WHAT THE TASK ASKS: Copy the lines below as they are; omit the images they contain.

------ COLLECTED MATERIAL

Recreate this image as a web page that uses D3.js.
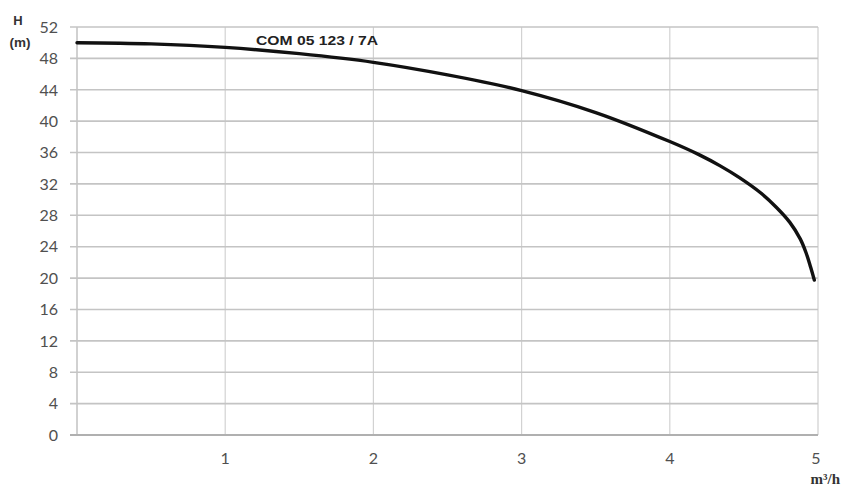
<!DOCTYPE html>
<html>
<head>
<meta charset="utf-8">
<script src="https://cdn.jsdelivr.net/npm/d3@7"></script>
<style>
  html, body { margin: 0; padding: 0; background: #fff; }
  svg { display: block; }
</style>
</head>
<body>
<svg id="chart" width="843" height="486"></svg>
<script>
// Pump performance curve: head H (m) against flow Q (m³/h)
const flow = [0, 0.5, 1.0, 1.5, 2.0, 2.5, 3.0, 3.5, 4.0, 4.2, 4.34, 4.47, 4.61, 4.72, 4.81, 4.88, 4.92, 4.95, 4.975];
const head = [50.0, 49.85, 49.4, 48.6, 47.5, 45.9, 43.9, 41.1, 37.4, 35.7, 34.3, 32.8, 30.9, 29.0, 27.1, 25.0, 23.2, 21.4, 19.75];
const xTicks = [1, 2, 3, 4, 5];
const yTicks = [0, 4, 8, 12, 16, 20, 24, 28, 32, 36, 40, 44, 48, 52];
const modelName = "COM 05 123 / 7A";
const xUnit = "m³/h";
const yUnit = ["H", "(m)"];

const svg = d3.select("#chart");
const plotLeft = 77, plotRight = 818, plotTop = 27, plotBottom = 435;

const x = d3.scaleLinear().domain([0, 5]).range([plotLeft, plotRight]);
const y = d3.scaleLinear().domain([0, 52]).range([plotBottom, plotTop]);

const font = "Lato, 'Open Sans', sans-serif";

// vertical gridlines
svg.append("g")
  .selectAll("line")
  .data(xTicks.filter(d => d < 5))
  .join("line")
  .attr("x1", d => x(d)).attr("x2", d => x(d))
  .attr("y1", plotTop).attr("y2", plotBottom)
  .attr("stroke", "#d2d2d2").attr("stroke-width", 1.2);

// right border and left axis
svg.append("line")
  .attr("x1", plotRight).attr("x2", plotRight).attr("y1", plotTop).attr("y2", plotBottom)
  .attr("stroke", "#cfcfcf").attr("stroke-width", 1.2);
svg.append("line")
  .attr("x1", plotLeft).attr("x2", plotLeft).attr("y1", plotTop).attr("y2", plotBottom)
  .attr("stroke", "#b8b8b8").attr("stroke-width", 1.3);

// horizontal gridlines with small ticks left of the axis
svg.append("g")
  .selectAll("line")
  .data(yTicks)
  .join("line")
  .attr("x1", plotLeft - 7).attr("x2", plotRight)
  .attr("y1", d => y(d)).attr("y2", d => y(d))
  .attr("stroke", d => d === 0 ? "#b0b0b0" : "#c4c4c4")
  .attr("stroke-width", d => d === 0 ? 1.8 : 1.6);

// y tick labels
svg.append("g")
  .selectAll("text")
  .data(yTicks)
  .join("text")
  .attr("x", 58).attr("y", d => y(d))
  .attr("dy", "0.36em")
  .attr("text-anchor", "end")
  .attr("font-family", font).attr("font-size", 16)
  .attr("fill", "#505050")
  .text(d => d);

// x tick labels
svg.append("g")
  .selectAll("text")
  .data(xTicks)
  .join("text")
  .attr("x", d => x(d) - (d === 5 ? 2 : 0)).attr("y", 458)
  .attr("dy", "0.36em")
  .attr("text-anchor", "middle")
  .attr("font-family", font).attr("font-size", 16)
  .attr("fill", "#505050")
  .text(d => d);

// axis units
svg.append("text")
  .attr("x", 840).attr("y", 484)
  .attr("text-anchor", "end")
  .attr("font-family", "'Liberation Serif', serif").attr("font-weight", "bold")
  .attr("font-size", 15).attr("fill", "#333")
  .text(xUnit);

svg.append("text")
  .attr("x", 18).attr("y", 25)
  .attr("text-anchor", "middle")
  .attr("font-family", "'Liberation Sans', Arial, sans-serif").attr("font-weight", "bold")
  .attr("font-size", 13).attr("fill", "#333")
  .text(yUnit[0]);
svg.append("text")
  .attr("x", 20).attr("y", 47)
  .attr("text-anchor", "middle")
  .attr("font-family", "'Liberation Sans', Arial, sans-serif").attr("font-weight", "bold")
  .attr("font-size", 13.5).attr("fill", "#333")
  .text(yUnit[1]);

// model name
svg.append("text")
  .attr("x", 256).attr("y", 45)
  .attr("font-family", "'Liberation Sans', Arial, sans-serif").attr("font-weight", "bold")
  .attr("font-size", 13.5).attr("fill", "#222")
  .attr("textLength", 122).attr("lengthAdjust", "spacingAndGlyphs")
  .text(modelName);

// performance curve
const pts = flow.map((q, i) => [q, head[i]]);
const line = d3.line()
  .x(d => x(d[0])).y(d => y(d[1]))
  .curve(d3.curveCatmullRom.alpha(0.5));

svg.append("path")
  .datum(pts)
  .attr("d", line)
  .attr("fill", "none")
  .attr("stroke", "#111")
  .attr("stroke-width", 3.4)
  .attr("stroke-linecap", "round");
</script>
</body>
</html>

------------

SOLUTION BELOW:
Recreate this image as a web page that uses D3.js.
<!DOCTYPE html>
<html>
<head>
<meta charset="utf-8">
<script src="https://cdn.jsdelivr.net/npm/d3@7"></script>
<style>
  html, body { margin: 0; padding: 0; background: #fff; }
  svg { display: block; }
</style>
</head>
<body>
<svg id="chart" width="843" height="486"></svg>
<script>
// Pump performance curve: head H (m) against flow Q (m³/h)
const flow = [0, 0.5, 1.0, 1.5, 2.0, 2.5, 3.0, 3.5, 4.0, 4.2, 4.34, 4.47, 4.61, 4.72, 4.81, 4.88, 4.92, 4.95, 4.975];
const head = [50.0, 49.85, 49.4, 48.6, 47.5, 45.9, 43.9, 41.1, 37.4, 35.7, 34.3, 32.8, 30.9, 29.0, 27.1, 25.0, 23.2, 21.4, 19.75];
const xTicks = [1, 2, 3, 4, 5];
const yTicks = [0, 4, 8, 12, 16, 20, 24, 28, 32, 36, 40, 44, 48, 52];
const modelName = "COM 05 123 / 7A";
const xUnit = "m³/h";
const yUnit = ["H", "(m)"];

const svg = d3.select("#chart");
const plotLeft = 77, plotRight = 818, plotTop = 27, plotBottom = 435;

const x = d3.scaleLinear().domain([0, 5]).range([plotLeft, plotRight]);
const y = d3.scaleLinear().domain([0, 52]).range([plotBottom, plotTop]);

const font = "Lato, 'Open Sans', sans-serif";

// vertical gridlines
svg.append("g")
  .selectAll("line")
  .data(xTicks.filter(d => d < 5))
  .join("line")
  .attr("x1", d => x(d)).attr("x2", d => x(d))
  .attr("y1", plotTop).attr("y2", plotBottom)
  .attr("stroke", "#d2d2d2").attr("stroke-width", 1.2);

// right border and left axis
svg.append("line")
  .attr("x1", plotRight).attr("x2", plotRight).attr("y1", plotTop).attr("y2", plotBottom)
  .attr("stroke", "#cfcfcf").attr("stroke-width", 1.2);
svg.append("line")
  .attr("x1", plotLeft).attr("x2", plotLeft).attr("y1", plotTop).attr("y2", plotBottom)
  .attr("stroke", "#b8b8b8").attr("stroke-width", 1.3);

// horizontal gridlines with small ticks left of the axis
svg.append("g")
  .selectAll("line")
  .data(yTicks)
  .join("line")
  .attr("x1", plotLeft - 7).attr("x2", plotRight)
  .attr("y1", d => y(d)).attr("y2", d => y(d))
  .attr("stroke", d => d === 0 ? "#b0b0b0" : "#c4c4c4")
  .attr("stroke-width", d => d === 0 ? 1.8 : 1.6);

// y tick labels
svg.append("g")
  .selectAll("text")
  .data(yTicks)
  .join("text")
  .attr("x", 58).attr("y", d => y(d))
  .attr("dy", "0.36em")
  .attr("text-anchor", "end")
  .attr("font-family", font).attr("font-size", 16)
  .attr("fill", "#505050")
  .text(d => d);

// x tick labels
svg.append("g")
  .selectAll("text")
  .data(xTicks)
  .join("text")
  .attr("x", d => x(d) - (d === 5 ? 2 : 0)).attr("y", 458)
  .attr("dy", "0.36em")
  .attr("text-anchor", "middle")
  .attr("font-family", font).attr("font-size", 16)
  .attr("fill", "#505050")
  .text(d => d);

// axis units
svg.append("text")
  .attr("x", 840).attr("y", 484)
  .attr("text-anchor", "end")
  .attr("font-family", "'Liberation Serif', serif").attr("font-weight", "bold")
  .attr("font-size", 15).attr("fill", "#333")
  .text(xUnit);

svg.append("text")
  .attr("x", 18).attr("y", 25)
  .attr("text-anchor", "middle")
  .attr("font-family", "'Liberation Sans', Arial, sans-serif").attr("font-weight", "bold")
  .attr("font-size", 13).attr("fill", "#333")
  .text(yUnit[0]);
svg.append("text")
  .attr("x", 20).attr("y", 47)
  .attr("text-anchor", "middle")
  .attr("font-family", "'Liberation Sans', Arial, sans-serif").attr("font-weight", "bold")
  .attr("font-size", 13.5).attr("fill", "#333")
  .text(yUnit[1]);

// model name
svg.append("text")
  .attr("x", 256).attr("y", 45)
  .attr("font-family", "'Liberation Sans', Arial, sans-serif").attr("font-weight", "bold")
  .attr("font-size", 13.5).attr("fill", "#222")
  .attr("textLength", 122).attr("lengthAdjust", "spacingAndGlyphs")
  .text(modelName);

// performance curve
const pts = flow.map((q, i) => [q, head[i]]);
const line = d3.line()
  .x(d => x(d[0])).y(d => y(d[1]))
  .curve(d3.curveCatmullRom.alpha(0.5));

svg.append("path")
  .datum(pts)
  .attr("d", line)
  .attr("fill", "none")
  .attr("stroke", "#111")
  .attr("stroke-width", 3.4)
  .attr("stroke-linecap", "round");
</script>
</body>
</html>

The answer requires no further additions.